An extended fall in oil prices could leave Gulf countries dangerously close to so-called "break-even" levels. The break-even is the price above which analysts estimate oil producers will run government budget surpluses. Below the break-even, governments would theoretically be in deficit and have to cut spending, borrow money or raise revenues from other sources to fill the gap.
For the UAE, the break-even is at $84 per barrel of Brent crude, a grade of oil that now trades at about $106 per barrel, according to International Institute of Finance estimates in May. Saudi Arabia's break-even is above $80 per barrel, the estimates say. Kuwait and Qatar are thought to have lower break-even prices, at between $40 and $50 per barrel.

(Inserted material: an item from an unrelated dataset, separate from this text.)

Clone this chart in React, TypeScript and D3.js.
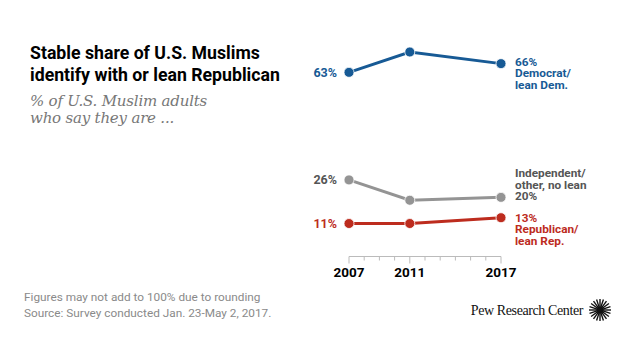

Any falls below these levels could force governments to scale back development plans or borrow money from international investors to keep them going. But Paul Gamble, an economist at Jadwa Investment Company in Saudi Arabia, said even despite recent price declines, Gulf oil producers still had a comfortable cushion before break-evens were breached.
"It would take quite a big decline in oil prices to have a serious impact on government spending and economic growth," he said, noting Brent crude prices had already averaged above $110 per barrel this year. To bring the annual average this year below Saudi Arabia's break-even price, they would have to almost halve and stay there for the rest of the year, he said.
"It's not a concern as things stand, but it's a risk," he said.
As oil prices fall and global markets tumble, consumers and average investors are also feeling the pain. But financial planners are advising clients to stay calm and wait out the turmoil.
"When markets go down quickly, they go up quickly," said Alwyn Owens, an independent financial adviser in Dubai. "For investors who are in [the markets], this is the nature of markets, and this is just how it works. Things will calm down."